= The exercise =
Identify the lines holding "that" and copy them.
#### Information provided ####
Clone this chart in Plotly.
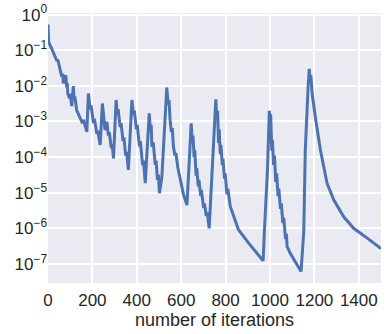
####
#### Information provided ####
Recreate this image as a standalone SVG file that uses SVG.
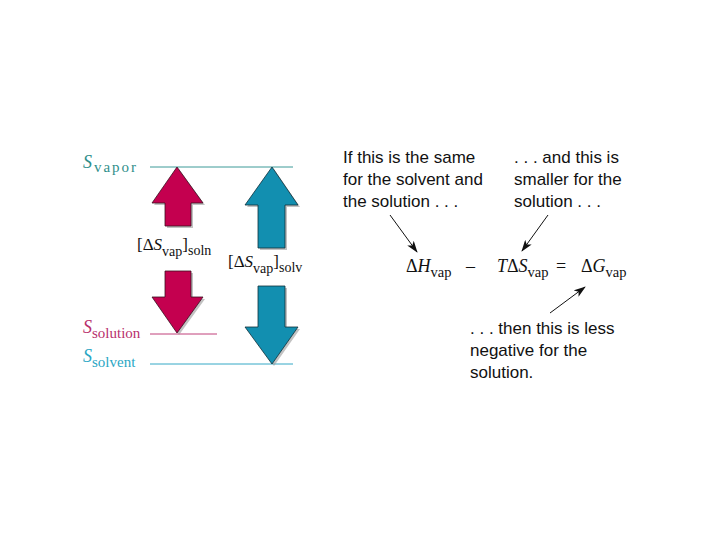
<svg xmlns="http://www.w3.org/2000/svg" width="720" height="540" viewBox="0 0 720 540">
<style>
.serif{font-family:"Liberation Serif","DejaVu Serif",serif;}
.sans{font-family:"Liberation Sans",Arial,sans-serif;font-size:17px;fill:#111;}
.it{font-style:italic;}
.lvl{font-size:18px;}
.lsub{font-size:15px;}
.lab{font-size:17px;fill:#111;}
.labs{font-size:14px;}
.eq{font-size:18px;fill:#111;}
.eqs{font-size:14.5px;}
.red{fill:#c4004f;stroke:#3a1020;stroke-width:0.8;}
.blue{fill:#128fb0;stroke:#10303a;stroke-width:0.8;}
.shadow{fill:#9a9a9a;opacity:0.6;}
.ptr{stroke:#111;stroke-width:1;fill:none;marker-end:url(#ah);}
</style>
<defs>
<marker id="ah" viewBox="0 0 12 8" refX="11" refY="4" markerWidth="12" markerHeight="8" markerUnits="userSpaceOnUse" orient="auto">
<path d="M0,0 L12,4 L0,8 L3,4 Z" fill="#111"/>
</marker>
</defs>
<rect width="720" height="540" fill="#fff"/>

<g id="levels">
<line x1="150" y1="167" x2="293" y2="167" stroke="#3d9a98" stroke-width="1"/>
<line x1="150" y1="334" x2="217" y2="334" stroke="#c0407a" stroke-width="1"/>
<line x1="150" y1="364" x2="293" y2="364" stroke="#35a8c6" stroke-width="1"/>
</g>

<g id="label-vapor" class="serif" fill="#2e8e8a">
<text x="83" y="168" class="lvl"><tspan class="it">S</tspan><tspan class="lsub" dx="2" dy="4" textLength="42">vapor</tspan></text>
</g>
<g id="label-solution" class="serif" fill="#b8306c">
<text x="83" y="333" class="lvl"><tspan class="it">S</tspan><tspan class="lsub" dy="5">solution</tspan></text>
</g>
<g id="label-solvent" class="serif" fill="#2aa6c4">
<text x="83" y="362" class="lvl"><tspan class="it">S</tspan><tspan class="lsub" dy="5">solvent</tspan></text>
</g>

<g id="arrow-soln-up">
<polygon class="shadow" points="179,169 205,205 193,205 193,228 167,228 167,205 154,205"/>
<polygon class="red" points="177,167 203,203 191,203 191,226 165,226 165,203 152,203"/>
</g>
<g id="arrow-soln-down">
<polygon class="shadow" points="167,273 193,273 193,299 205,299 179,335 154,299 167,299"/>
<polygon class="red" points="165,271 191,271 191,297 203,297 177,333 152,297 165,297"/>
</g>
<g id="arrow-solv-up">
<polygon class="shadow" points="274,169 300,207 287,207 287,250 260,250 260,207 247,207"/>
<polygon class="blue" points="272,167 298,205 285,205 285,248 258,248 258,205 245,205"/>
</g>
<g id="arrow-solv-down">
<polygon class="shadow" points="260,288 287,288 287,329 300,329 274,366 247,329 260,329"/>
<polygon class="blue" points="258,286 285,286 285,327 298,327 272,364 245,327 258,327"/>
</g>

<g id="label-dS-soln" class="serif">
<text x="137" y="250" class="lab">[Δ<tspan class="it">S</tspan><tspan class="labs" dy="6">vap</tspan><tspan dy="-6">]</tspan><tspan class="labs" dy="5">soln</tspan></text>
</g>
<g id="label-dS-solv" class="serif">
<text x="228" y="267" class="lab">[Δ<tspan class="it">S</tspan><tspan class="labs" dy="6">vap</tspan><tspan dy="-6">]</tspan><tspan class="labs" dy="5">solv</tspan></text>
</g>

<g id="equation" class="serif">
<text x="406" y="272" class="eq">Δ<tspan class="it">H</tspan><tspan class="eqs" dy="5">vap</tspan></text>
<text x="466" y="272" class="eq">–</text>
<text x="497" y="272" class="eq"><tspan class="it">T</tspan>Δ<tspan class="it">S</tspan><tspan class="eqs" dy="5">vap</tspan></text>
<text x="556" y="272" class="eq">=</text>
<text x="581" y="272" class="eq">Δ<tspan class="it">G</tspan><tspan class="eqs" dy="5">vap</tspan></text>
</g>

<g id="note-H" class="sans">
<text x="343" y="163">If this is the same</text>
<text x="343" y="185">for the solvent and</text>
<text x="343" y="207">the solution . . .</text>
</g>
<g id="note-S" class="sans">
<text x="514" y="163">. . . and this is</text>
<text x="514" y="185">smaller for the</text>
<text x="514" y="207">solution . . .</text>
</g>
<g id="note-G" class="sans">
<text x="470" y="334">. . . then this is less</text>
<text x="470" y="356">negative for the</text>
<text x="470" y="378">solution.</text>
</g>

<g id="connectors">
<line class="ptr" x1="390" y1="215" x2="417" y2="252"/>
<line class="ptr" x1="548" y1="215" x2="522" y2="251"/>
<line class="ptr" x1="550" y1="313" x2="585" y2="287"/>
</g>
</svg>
####
#### Information provided ####
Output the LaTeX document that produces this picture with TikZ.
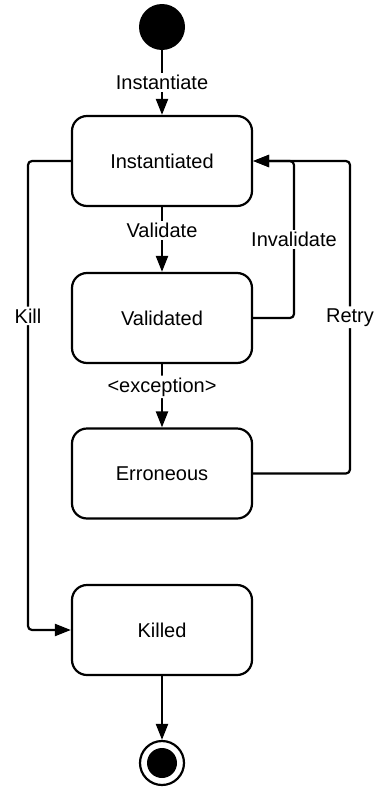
####
= Task result =
Recreate this image as a standalone SVG file that uses SVG.
Output the LaTeX document that produces this picture with TikZ.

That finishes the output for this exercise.